Data entries:
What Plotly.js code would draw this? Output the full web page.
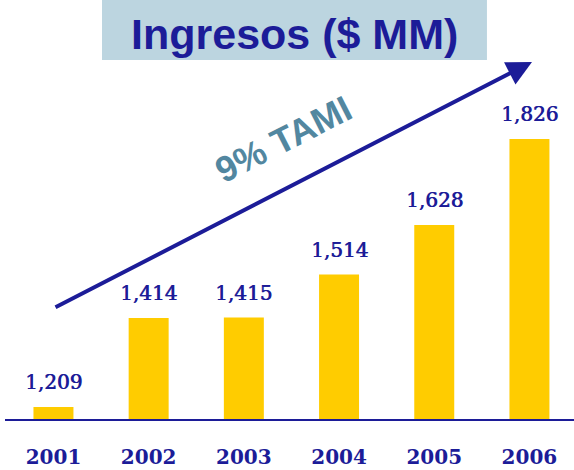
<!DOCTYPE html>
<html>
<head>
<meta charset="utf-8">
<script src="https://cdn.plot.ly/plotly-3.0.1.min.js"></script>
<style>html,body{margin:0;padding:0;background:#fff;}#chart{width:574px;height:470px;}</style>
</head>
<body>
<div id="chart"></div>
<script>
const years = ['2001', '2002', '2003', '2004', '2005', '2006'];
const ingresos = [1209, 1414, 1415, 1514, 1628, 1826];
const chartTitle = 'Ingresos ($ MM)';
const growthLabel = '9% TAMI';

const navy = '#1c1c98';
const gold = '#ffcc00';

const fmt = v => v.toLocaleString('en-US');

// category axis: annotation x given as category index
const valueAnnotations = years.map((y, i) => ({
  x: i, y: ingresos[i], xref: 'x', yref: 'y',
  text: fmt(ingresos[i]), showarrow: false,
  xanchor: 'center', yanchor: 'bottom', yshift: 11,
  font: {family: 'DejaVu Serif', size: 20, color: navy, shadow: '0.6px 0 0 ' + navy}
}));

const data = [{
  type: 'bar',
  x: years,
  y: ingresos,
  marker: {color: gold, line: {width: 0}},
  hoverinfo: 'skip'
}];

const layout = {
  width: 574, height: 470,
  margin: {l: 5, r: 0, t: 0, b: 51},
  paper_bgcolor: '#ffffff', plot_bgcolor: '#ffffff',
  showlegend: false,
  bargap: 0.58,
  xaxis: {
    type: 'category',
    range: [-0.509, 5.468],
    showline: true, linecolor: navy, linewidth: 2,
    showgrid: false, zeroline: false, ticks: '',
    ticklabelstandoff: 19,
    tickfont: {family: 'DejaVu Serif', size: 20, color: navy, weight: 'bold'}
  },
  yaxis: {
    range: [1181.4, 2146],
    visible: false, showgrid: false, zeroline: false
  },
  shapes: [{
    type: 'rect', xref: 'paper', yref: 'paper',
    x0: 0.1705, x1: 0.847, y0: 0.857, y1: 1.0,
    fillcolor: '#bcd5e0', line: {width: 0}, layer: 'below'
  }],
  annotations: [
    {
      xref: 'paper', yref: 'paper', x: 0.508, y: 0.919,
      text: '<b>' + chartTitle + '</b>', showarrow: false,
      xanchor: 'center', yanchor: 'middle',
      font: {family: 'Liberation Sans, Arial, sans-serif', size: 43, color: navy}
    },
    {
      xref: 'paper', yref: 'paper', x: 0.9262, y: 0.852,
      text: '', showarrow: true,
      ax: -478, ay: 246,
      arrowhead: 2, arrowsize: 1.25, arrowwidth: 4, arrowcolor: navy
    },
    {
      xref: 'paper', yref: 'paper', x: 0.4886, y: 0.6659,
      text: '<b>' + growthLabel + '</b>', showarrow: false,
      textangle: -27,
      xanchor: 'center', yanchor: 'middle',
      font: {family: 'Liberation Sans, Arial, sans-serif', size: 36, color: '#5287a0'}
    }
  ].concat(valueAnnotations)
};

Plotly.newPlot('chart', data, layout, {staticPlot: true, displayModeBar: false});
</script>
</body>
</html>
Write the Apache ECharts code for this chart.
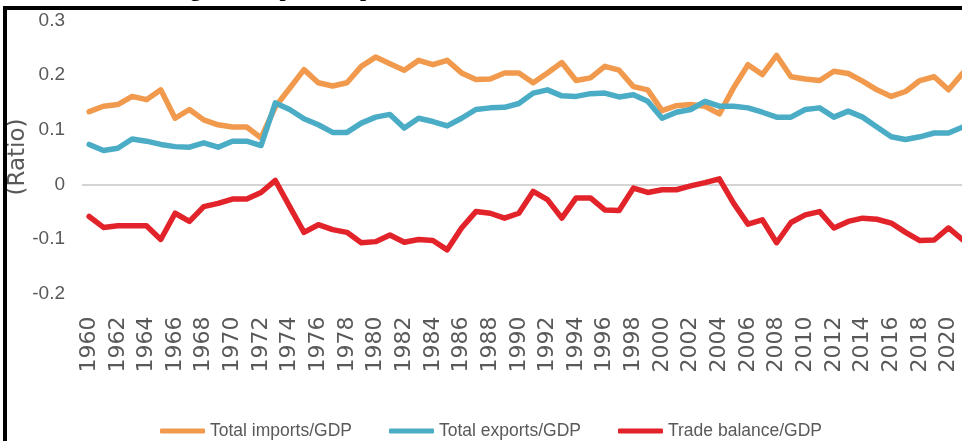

What is expected: Reproduce the records above exactly, leaving out every picture they contain.

Exercise output:
What Plotly.js code would draw this? Output the full web page.
<!DOCTYPE html>
<html>
<head>
<meta charset="utf-8">
<script src="https://cdn.plot.ly/plotly-3.0.1.min.js"></script>
<style>html,body{margin:0;padding:0;background:#fff;}#chart{width:574px;height:470px;}</style>
</head>
<body>
<div id="chart"></div>
<script>
const years = ['2001', '2002', '2003', '2004', '2005', '2006'];
const ingresos = [1209, 1414, 1415, 1514, 1628, 1826];
const chartTitle = 'Ingresos ($ MM)';
const growthLabel = '9% TAMI';

const navy = '#1c1c98';
const gold = '#ffcc00';

const fmt = v => v.toLocaleString('en-US');

// category axis: annotation x given as category index
const valueAnnotations = years.map((y, i) => ({
  x: i, y: ingresos[i], xref: 'x', yref: 'y',
  text: fmt(ingresos[i]), showarrow: false,
  xanchor: 'center', yanchor: 'bottom', yshift: 11,
  font: {family: 'DejaVu Serif', size: 20, color: navy, shadow: '0.6px 0 0 ' + navy}
}));

const data = [{
  type: 'bar',
  x: years,
  y: ingresos,
  marker: {color: gold, line: {width: 0}},
  hoverinfo: 'skip'
}];

const layout = {
  width: 574, height: 470,
  margin: {l: 5, r: 0, t: 0, b: 51},
  paper_bgcolor: '#ffffff', plot_bgcolor: '#ffffff',
  showlegend: false,
  bargap: 0.58,
  xaxis: {
    type: 'category',
    range: [-0.509, 5.468],
    showline: true, linecolor: navy, linewidth: 2,
    showgrid: false, zeroline: false, ticks: '',
    ticklabelstandoff: 19,
    tickfont: {family: 'DejaVu Serif', size: 20, color: navy, weight: 'bold'}
  },
  yaxis: {
    range: [1181.4, 2146],
    visible: false, showgrid: false, zeroline: false
  },
  shapes: [{
    type: 'rect', xref: 'paper', yref: 'paper',
    x0: 0.1705, x1: 0.847, y0: 0.857, y1: 1.0,
    fillcolor: '#bcd5e0', line: {width: 0}, layer: 'below'
  }],
  annotations: [
    {
      xref: 'paper', yref: 'paper', x: 0.508, y: 0.919,
      text: '<b>' + chartTitle + '</b>', showarrow: false,
      xanchor: 'center', yanchor: 'middle',
      font: {family: 'Liberation Sans, Arial, sans-serif', size: 43, color: navy}
    },
    {
      xref: 'paper', yref: 'paper', x: 0.9262, y: 0.852,
      text: '', showarrow: true,
      ax: -478, ay: 246,
      arrowhead: 2, arrowsize: 1.25, arrowwidth: 4, arrowcolor: navy
    },
    {
      xref: 'paper', yref: 'paper', x: 0.4886, y: 0.6659,
      text: '<b>' + growthLabel + '</b>', showarrow: false,
      textangle: -27,
      xanchor: 'center', yanchor: 'middle',
      font: {family: 'Liberation Sans, Arial, sans-serif', size: 36, color: '#5287a0'}
    }
  ].concat(valueAnnotations)
};

Plotly.newPlot('chart', data, layout, {staticPlot: true, displayModeBar: false});
</script>
</body>
</html>
Write the Apache ECharts code for this chart.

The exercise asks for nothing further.